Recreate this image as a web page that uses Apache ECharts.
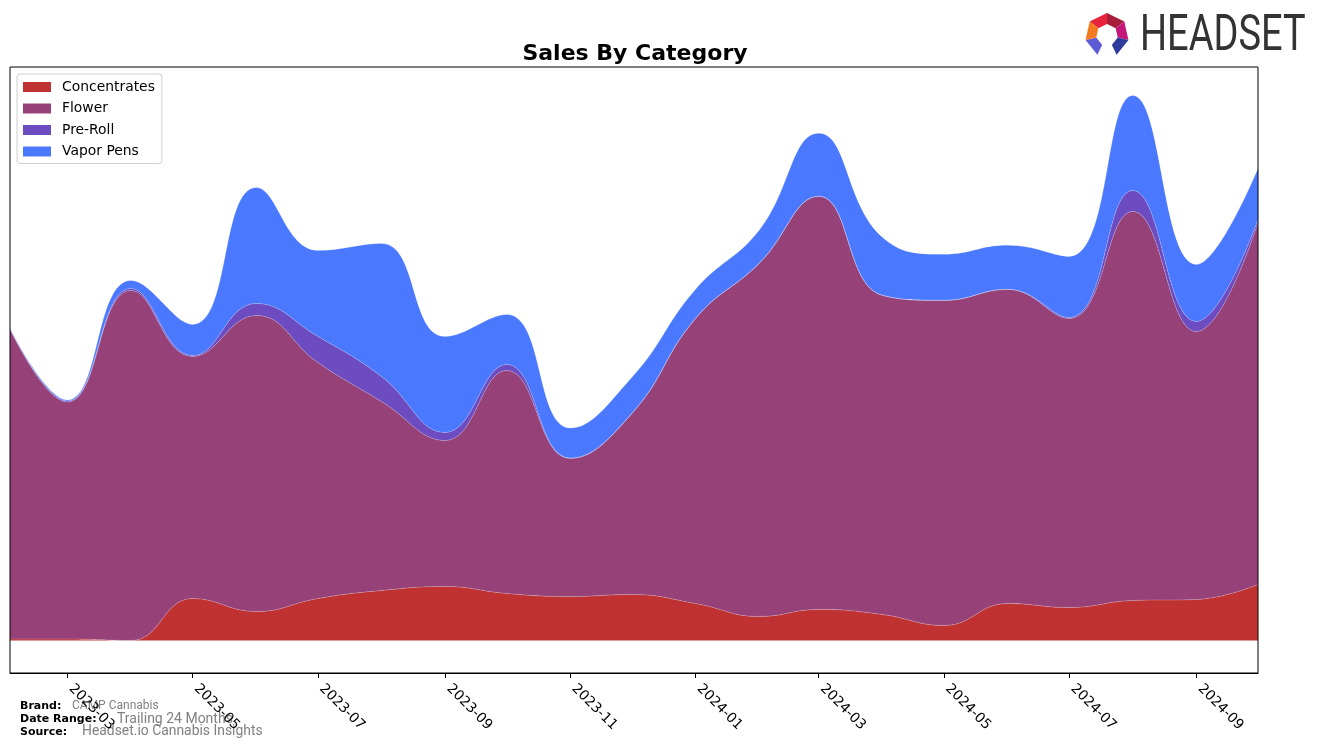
<!DOCTYPE html>
<html>
<head>
<meta charset="utf-8">
<script src="https://cdn.jsdelivr.net/npm/echarts@6/dist/echarts.min.js"></script>
<style>
html,body{margin:0;padding:0;background:#fff;}
#chart{width:1322px;height:748px;}
</style>
</head>
<body>
<div id="chart"></div>
<script>
// ---- data ----
const months = ['2023-02','2023-03','2023-04','2023-05','2023-06','2023-07','2023-08','2023-09','2023-10','2023-11','2023-12',
                '2024-01','2024-02','2024-03','2024-04','2024-05','2024-06','2024-07','2024-08','2024-09','2024-10'];
const concentrates = [1.5, 1.5, 0, 42, 29, 42, 50, 54, 47, 44, 46, 37, 24, 31, 26, 15, 37, 33, 40, 41, 56];
const flower       = [310, 237, 350, 242, 296, 236, 189, 146, 223, 138, 181, 285, 353, 413, 319, 325, 314, 289, 389, 268, 362];
const preRoll      = [0.5, 1, 2, 1, 12, 26, 25, 8, 6, 0.5, 0.3, 0.3, 0.3, 0.3, 0.3, 0.3, 0.3, 1, 21, 10, 3];
const vaporPens    = [0.5, 1, 8, 31, 116, 86, 133, 96, 50, 30, 36, 29, 33, 63, 58, 46, 44, 61, 95, 57, 51];
const seriesNames  = ['Concentrates','Flower','Pre-Roll','Vapor Pens'];
const tickLabels   = ['2023-03','2023-05','2023-07','2023-09','2023-11','2024-01','2024-03','2024-05','2024-07','2024-09'];

const colors = ['#c03232','#964278','#6c4cc0','#4a78ff'];
const values = [concentrates, flower, preRoll, vaporPens];

// x position = days since first month (real calendar spacing)
const DAY = 86400000;
function toDate(s){ const p = s.split('-'); return Date.UTC(+p[0], +p[1]-1, 1); }
const t0 = toDate(months[0]);
const toDay = s => Math.round((toDate(s) - t0) / DAY);
const days = months.map(toDay);
const tickDays = tickLabels.map(toDay);
const labelOf = {};
tickLabels.forEach((l, i) => { labelOf[tickDays[i]] = l; });

const chart = echarts.init(document.getElementById('chart'), null, {renderer:'canvas'});

// logo geometry helper (decoration only)
function ringSeg(cx, cy, r1, r2, a0, a1){
  const rad = a => (a - 90) * Math.PI / 180;
  return [
    [cx + r2*Math.cos(rad(a0)), cy + r2*Math.sin(rad(a0))],
    [cx + r2*Math.cos(rad(a1)), cy + r2*Math.sin(rad(a1))],
    [cx + r1*Math.cos(rad(a1)), cy + r1*Math.sin(rad(a1))],
    [cx + r1*Math.cos(rad(a0)), cy + r1*Math.sin(rad(a0))]
  ];
}
const lcx = 1107, lcy = 35;
const logoSegs = [
  {a0:-52, a1:0, c:'#e8243c'},
  {a0:0, a1:52, c:'#a81d3a'},
  {a0:52, a1:103, c:'#c4177c'},
  {a0:103, a1:154, c:'#2f3b9c'},
  {a0:206, a1:257, c:'#5d5bd8'},
  {a0:257, a1:308, c:'#f47a22'}
];
const logoGraphics = logoSegs.map(s => ({
  type:'polygon', shape:{points: ringSeg(lcx, lcy, 11, 22, s.a0, s.a1)}, style:{fill:s.c}
}));

const font = 'DejaVu Sans';
const option = {
  animation:false,
  backgroundColor:'#fff',
  title:{
    text:'Sales By Category', left:630, top:38, textAlign:'center',
    textStyle:{fontFamily:font, fontWeight:'bold', fontSize:22, color:'#000'}
  },
  legend:{
    orient:'vertical', left:17, top:74,
    data: seriesNames,
    itemWidth:28, itemHeight:10, itemGap:7.5,
    icon:'rect',
    padding:[6,7,5,6],
    borderColor:'#d0d0d0', borderWidth:1, borderRadius:3,
    backgroundColor:'rgba(255,255,255,0.8)',
    textStyle:{fontFamily:font, fontSize:13.9, color:'#000', padding:[0,0,0,6]}
  },
  grid:{left:10, right:64, top:67, bottom:75, containLabel:false},
  xAxis:{
    type:'value', min: days[0], max: days[days.length-1],
    axisLine:{show:true, onZero:false, lineStyle:{color:'#000', width:1}},
    axisTick:{show:true, length:5, lineStyle:{color:'#000'}, customValues: tickDays},
    axisLabel:{show:true, rotate:-45, margin:10, padding:[0,0,0,5], color:'#000', fontFamily:font, fontSize:13.9,
               customValues: tickDays, formatter: v => labelOf[v] || '', showMinLabel:true, showMaxLabel:true},
    splitLine:{show:false}
  },
  yAxis:{
    type:'value', min:-32.5, max:573.5, show:false
  },
  series: seriesNames.map((n, i) => ({
    name:n, type:'line', stack:'total', smooth:0.45, symbol:'none',
    // value first so the stack is applied on the y dimension
    data: values[i].map((v, j) => [v, days[j]]),
    encode:{x:1, y:0},
    itemStyle:{color:colors[i]},
    lineStyle:{width:0.8, color:'rgba(255,255,255,0.25)'},
    areaStyle:{color:colors[i], opacity:1}
  })),
  graphic:[
    {type:'rect', shape:{x:10, y:67, width:1248, height:606}, style:{fill:'none', stroke:'#000', lineWidth:1}, z:100, silent:true},
    ...logoGraphics,
    {type:'text', x:1140, y:37, scaleX:0.76,
     style:{text:'HEADSET', fontFamily:'Roboto', fontSize:50, fill:'#333', verticalAlign:'middle', textAlign:'left'}},
    {type:'text', x:20, y:706, style:{text:'Brand:', fontFamily:font, fontWeight:'bold', fontSize:11, fill:'#000', verticalAlign:'middle'}},
    {type:'text', x:72, y:706, style:{text:'CAMP Cannabis', fontFamily:'Roboto', fontSize:12, fill:'#808080', verticalAlign:'middle'}},
    {type:'text', x:20, y:719, style:{text:'Date Range:', fontFamily:font, fontWeight:'bold', fontSize:11, fill:'#000', verticalAlign:'middle'}},
    {type:'text', x:117, y:719, style:{text:'Trailing 24 Months', fontFamily:'Roboto', fontSize:14, fill:'#808080', verticalAlign:'middle'}},
    {type:'text', x:20, y:732, style:{text:'Source:', fontFamily:font, fontWeight:'bold', fontSize:11, fill:'#000', verticalAlign:'middle'}},
    {type:'text', x:82, y:732, style:{text:'Headset.io Cannabis Insights', fontFamily:'Roboto', fontSize:13.9, fill:'#808080', verticalAlign:'middle'}}
  ]
};
chart.setOption(option);
</script>
</body>
</html>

.....

• **What to do**
Repeat the material above in full and exactly, omitting the pictures.

• **The response**
Recreate this image as a web page that uses Apache ECharts.
<!DOCTYPE html>
<html>
<head>
<meta charset="utf-8">
<script src="https://cdn.jsdelivr.net/npm/echarts@6/dist/echarts.min.js"></script>
<style>
html,body{margin:0;padding:0;background:#fff;}
#chart{width:1322px;height:748px;}
</style>
</head>
<body>
<div id="chart"></div>
<script>
// ---- data ----
const months = ['2023-02','2023-03','2023-04','2023-05','2023-06','2023-07','2023-08','2023-09','2023-10','2023-11','2023-12',
                '2024-01','2024-02','2024-03','2024-04','2024-05','2024-06','2024-07','2024-08','2024-09','2024-10'];
const concentrates = [1.5, 1.5, 0, 42, 29, 42, 50, 54, 47, 44, 46, 37, 24, 31, 26, 15, 37, 33, 40, 41, 56];
const flower       = [310, 237, 350, 242, 296, 236, 189, 146, 223, 138, 181, 285, 353, 413, 319, 325, 314, 289, 389, 268, 362];
const preRoll      = [0.5, 1, 2, 1, 12, 26, 25, 8, 6, 0.5, 0.3, 0.3, 0.3, 0.3, 0.3, 0.3, 0.3, 1, 21, 10, 3];
const vaporPens    = [0.5, 1, 8, 31, 116, 86, 133, 96, 50, 30, 36, 29, 33, 63, 58, 46, 44, 61, 95, 57, 51];
const seriesNames  = ['Concentrates','Flower','Pre-Roll','Vapor Pens'];
const tickLabels   = ['2023-03','2023-05','2023-07','2023-09','2023-11','2024-01','2024-03','2024-05','2024-07','2024-09'];

const colors = ['#c03232','#964278','#6c4cc0','#4a78ff'];
const values = [concentrates, flower, preRoll, vaporPens];

// x position = days since first month (real calendar spacing)
const DAY = 86400000;
function toDate(s){ const p = s.split('-'); return Date.UTC(+p[0], +p[1]-1, 1); }
const t0 = toDate(months[0]);
const toDay = s => Math.round((toDate(s) - t0) / DAY);
const days = months.map(toDay);
const tickDays = tickLabels.map(toDay);
const labelOf = {};
tickLabels.forEach((l, i) => { labelOf[tickDays[i]] = l; });

const chart = echarts.init(document.getElementById('chart'), null, {renderer:'canvas'});

// logo geometry helper (decoration only)
function ringSeg(cx, cy, r1, r2, a0, a1){
  const rad = a => (a - 90) * Math.PI / 180;
  return [
    [cx + r2*Math.cos(rad(a0)), cy + r2*Math.sin(rad(a0))],
    [cx + r2*Math.cos(rad(a1)), cy + r2*Math.sin(rad(a1))],
    [cx + r1*Math.cos(rad(a1)), cy + r1*Math.sin(rad(a1))],
    [cx + r1*Math.cos(rad(a0)), cy + r1*Math.sin(rad(a0))]
  ];
}
const lcx = 1107, lcy = 35;
const logoSegs = [
  {a0:-52, a1:0, c:'#e8243c'},
  {a0:0, a1:52, c:'#a81d3a'},
  {a0:52, a1:103, c:'#c4177c'},
  {a0:103, a1:154, c:'#2f3b9c'},
  {a0:206, a1:257, c:'#5d5bd8'},
  {a0:257, a1:308, c:'#f47a22'}
];
const logoGraphics = logoSegs.map(s => ({
  type:'polygon', shape:{points: ringSeg(lcx, lcy, 11, 22, s.a0, s.a1)}, style:{fill:s.c}
}));

const font = 'DejaVu Sans';
const option = {
  animation:false,
  backgroundColor:'#fff',
  title:{
    text:'Sales By Category', left:630, top:38, textAlign:'center',
    textStyle:{fontFamily:font, fontWeight:'bold', fontSize:22, color:'#000'}
  },
  legend:{
    orient:'vertical', left:17, top:74,
    data: seriesNames,
    itemWidth:28, itemHeight:10, itemGap:7.5,
    icon:'rect',
    padding:[6,7,5,6],
    borderColor:'#d0d0d0', borderWidth:1, borderRadius:3,
    backgroundColor:'rgba(255,255,255,0.8)',
    textStyle:{fontFamily:font, fontSize:13.9, color:'#000', padding:[0,0,0,6]}
  },
  grid:{left:10, right:64, top:67, bottom:75, containLabel:false},
  xAxis:{
    type:'value', min: days[0], max: days[days.length-1],
    axisLine:{show:true, onZero:false, lineStyle:{color:'#000', width:1}},
    axisTick:{show:true, length:5, lineStyle:{color:'#000'}, customValues: tickDays},
    axisLabel:{show:true, rotate:-45, margin:10, padding:[0,0,0,5], color:'#000', fontFamily:font, fontSize:13.9,
               customValues: tickDays, formatter: v => labelOf[v] || '', showMinLabel:true, showMaxLabel:true},
    splitLine:{show:false}
  },
  yAxis:{
    type:'value', min:-32.5, max:573.5, show:false
  },
  series: seriesNames.map((n, i) => ({
    name:n, type:'line', stack:'total', smooth:0.45, symbol:'none',
    // value first so the stack is applied on the y dimension
    data: values[i].map((v, j) => [v, days[j]]),
    encode:{x:1, y:0},
    itemStyle:{color:colors[i]},
    lineStyle:{width:0.8, color:'rgba(255,255,255,0.25)'},
    areaStyle:{color:colors[i], opacity:1}
  })),
  graphic:[
    {type:'rect', shape:{x:10, y:67, width:1248, height:606}, style:{fill:'none', stroke:'#000', lineWidth:1}, z:100, silent:true},
    ...logoGraphics,
    {type:'text', x:1140, y:37, scaleX:0.76,
     style:{text:'HEADSET', fontFamily:'Roboto', fontSize:50, fill:'#333', verticalAlign:'middle', textAlign:'left'}},
    {type:'text', x:20, y:706, style:{text:'Brand:', fontFamily:font, fontWeight:'bold', fontSize:11, fill:'#000', verticalAlign:'middle'}},
    {type:'text', x:72, y:706, style:{text:'CAMP Cannabis', fontFamily:'Roboto', fontSize:12, fill:'#808080', verticalAlign:'middle'}},
    {type:'text', x:20, y:719, style:{text:'Date Range:', fontFamily:font, fontWeight:'bold', fontSize:11, fill:'#000', verticalAlign:'middle'}},
    {type:'text', x:117, y:719, style:{text:'Trailing 24 Months', fontFamily:'Roboto', fontSize:14, fill:'#808080', verticalAlign:'middle'}},
    {type:'text', x:20, y:732, style:{text:'Source:', fontFamily:font, fontWeight:'bold', fontSize:11, fill:'#000', verticalAlign:'middle'}},
    {type:'text', x:82, y:732, style:{text:'Headset.io Cannabis Insights', fontFamily:'Roboto', fontSize:13.9, fill:'#808080', verticalAlign:'middle'}}
  ]
};
chart.setOption(option);
</script>
</body>
</html>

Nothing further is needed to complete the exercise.